::: SOURCE MATERIAL

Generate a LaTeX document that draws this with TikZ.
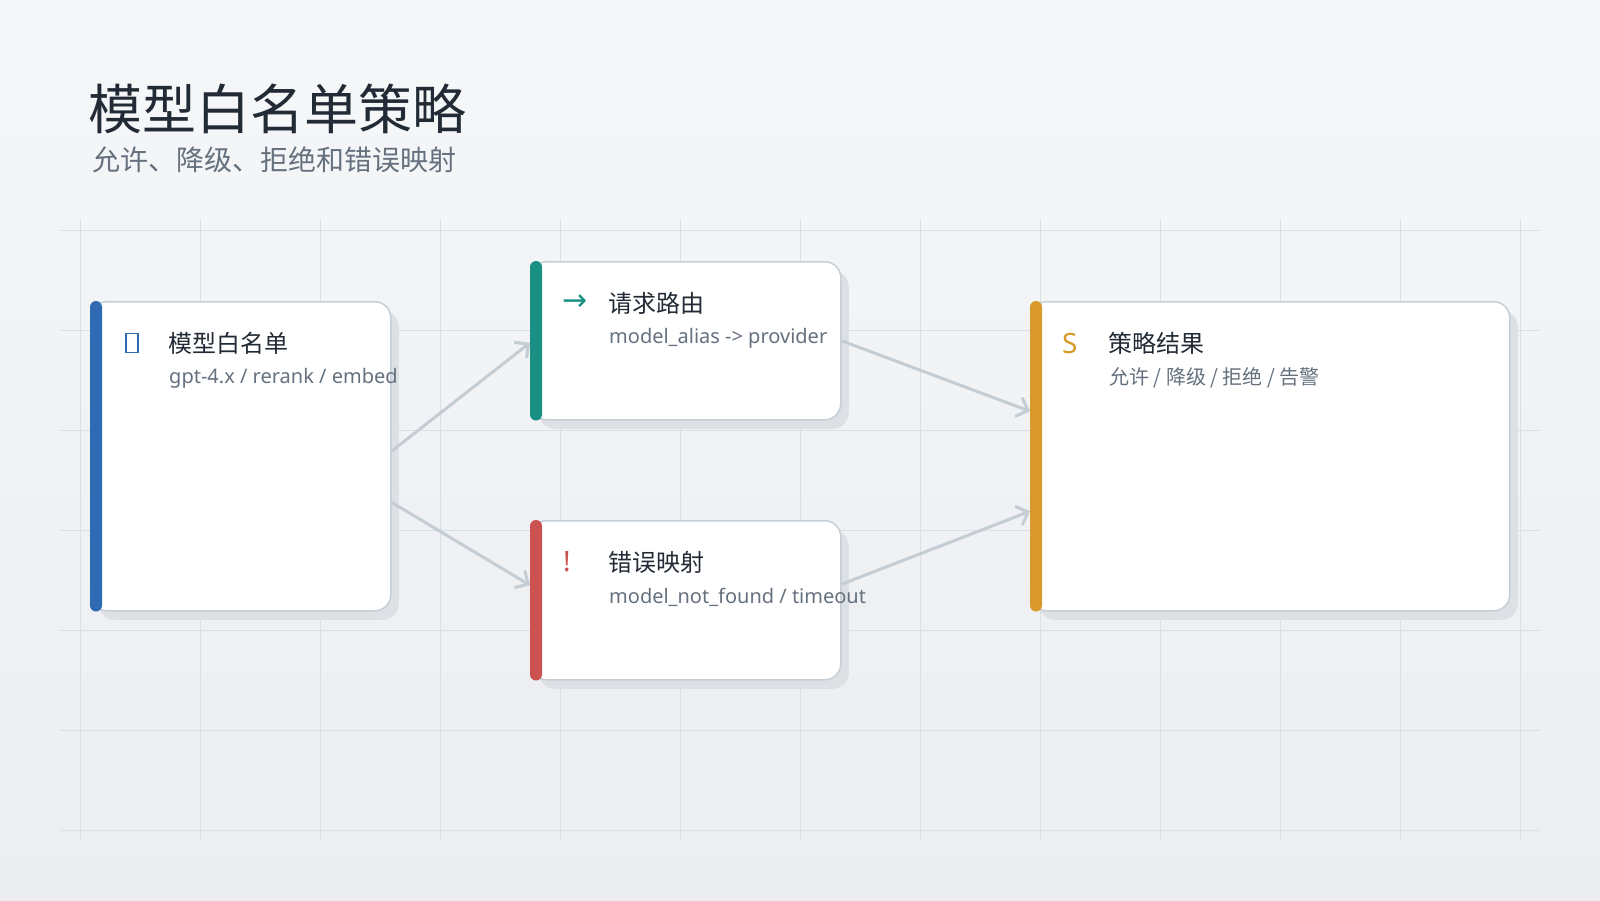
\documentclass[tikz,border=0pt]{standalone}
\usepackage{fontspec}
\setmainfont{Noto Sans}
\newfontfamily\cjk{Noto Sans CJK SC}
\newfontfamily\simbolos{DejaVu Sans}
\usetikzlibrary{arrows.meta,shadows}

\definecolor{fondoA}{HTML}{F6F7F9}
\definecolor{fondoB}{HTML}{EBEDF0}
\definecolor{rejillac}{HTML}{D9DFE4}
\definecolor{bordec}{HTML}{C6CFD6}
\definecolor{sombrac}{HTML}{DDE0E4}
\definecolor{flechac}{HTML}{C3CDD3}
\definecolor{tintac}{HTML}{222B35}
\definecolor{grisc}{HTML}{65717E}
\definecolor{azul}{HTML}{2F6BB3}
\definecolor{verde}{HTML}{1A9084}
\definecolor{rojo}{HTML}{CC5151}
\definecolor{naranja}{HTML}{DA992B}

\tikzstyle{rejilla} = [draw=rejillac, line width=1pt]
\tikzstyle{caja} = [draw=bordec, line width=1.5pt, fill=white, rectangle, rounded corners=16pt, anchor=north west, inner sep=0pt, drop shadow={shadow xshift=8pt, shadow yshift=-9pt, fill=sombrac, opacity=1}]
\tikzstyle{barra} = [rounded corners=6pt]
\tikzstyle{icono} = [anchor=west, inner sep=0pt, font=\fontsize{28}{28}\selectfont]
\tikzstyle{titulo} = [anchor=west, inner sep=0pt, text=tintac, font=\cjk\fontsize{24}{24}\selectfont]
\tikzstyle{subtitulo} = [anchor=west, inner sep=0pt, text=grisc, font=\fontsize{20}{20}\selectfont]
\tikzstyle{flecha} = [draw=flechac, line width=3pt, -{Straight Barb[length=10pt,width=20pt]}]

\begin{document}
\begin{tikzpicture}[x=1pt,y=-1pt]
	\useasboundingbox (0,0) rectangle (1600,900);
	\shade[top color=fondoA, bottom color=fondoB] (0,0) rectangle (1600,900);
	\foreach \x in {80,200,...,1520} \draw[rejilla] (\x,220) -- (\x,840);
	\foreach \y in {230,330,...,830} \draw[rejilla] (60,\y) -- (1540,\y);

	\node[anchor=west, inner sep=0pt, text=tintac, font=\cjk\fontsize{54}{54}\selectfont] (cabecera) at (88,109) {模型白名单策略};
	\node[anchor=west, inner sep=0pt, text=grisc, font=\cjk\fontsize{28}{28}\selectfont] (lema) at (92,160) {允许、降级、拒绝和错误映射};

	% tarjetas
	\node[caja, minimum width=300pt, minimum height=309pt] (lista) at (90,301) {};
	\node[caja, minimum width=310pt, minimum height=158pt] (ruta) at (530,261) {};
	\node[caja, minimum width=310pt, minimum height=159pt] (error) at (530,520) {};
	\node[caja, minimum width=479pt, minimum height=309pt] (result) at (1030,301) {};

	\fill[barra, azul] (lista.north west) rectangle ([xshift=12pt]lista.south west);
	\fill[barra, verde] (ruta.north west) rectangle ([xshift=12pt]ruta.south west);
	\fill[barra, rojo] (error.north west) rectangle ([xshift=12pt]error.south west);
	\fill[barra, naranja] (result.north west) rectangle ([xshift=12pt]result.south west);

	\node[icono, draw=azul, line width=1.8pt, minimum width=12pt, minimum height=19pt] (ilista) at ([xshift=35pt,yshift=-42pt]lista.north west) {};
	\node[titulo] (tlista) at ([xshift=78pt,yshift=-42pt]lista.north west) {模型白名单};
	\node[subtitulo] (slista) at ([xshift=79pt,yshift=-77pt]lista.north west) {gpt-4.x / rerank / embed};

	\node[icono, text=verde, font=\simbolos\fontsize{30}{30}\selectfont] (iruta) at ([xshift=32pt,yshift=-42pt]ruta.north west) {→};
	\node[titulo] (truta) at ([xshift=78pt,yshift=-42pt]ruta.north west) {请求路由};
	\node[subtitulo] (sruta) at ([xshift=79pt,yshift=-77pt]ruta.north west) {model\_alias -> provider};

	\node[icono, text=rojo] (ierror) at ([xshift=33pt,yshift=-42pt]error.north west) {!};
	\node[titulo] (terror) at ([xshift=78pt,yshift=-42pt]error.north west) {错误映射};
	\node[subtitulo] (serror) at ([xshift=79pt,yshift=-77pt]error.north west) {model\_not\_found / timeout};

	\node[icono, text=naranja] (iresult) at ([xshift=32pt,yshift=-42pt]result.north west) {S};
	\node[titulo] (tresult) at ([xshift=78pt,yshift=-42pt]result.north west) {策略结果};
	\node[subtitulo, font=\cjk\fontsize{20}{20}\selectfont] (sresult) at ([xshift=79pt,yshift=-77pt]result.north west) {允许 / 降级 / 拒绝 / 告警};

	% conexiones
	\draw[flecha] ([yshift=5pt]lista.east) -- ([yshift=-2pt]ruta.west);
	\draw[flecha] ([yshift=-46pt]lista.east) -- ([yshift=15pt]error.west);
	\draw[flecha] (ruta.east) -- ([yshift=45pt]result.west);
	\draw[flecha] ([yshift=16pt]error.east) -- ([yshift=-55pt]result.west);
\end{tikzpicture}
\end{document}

::::::

Return nothing but the lines running from the start of the data to the line with "(60,\y) -- (1540,\y);", please, both ends included and no pictures.

**TASK SOLUTION:**
Generate a LaTeX document that draws this with TikZ.
\documentclass[tikz,border=0pt]{standalone}
\usepackage{fontspec}
\setmainfont{Noto Sans}
\newfontfamily\cjk{Noto Sans CJK SC}
\newfontfamily\simbolos{DejaVu Sans}
\usetikzlibrary{arrows.meta,shadows}

\definecolor{fondoA}{HTML}{F6F7F9}
\definecolor{fondoB}{HTML}{EBEDF0}
\definecolor{rejillac}{HTML}{D9DFE4}
\definecolor{bordec}{HTML}{C6CFD6}
\definecolor{sombrac}{HTML}{DDE0E4}
\definecolor{flechac}{HTML}{C3CDD3}
\definecolor{tintac}{HTML}{222B35}
\definecolor{grisc}{HTML}{65717E}
\definecolor{azul}{HTML}{2F6BB3}
\definecolor{verde}{HTML}{1A9084}
\definecolor{rojo}{HTML}{CC5151}
\definecolor{naranja}{HTML}{DA992B}

\tikzstyle{rejilla} = [draw=rejillac, line width=1pt]
\tikzstyle{caja} = [draw=bordec, line width=1.5pt, fill=white, rectangle, rounded corners=16pt, anchor=north west, inner sep=0pt, drop shadow={shadow xshift=8pt, shadow yshift=-9pt, fill=sombrac, opacity=1}]
\tikzstyle{barra} = [rounded corners=6pt]
\tikzstyle{icono} = [anchor=west, inner sep=0pt, font=\fontsize{28}{28}\selectfont]
\tikzstyle{titulo} = [anchor=west, inner sep=0pt, text=tintac, font=\cjk\fontsize{24}{24}\selectfont]
\tikzstyle{subtitulo} = [anchor=west, inner sep=0pt, text=grisc, font=\fontsize{20}{20}\selectfont]
\tikzstyle{flecha} = [draw=flechac, line width=3pt, -{Straight Barb[length=10pt,width=20pt]}]

\begin{document}
\begin{tikzpicture}[x=1pt,y=-1pt]
	\useasboundingbox (0,0) rectangle (1600,900);
	\shade[top color=fondoA, bottom color=fondoB] (0,0) rectangle (1600,900);
	\foreach \x in {80,200,...,1520} \draw[rejilla] (\x,220) -- (\x,840);
	\foreach \y in {230,330,...,830} \draw[rejilla] (60,\y) -- (1540,\y);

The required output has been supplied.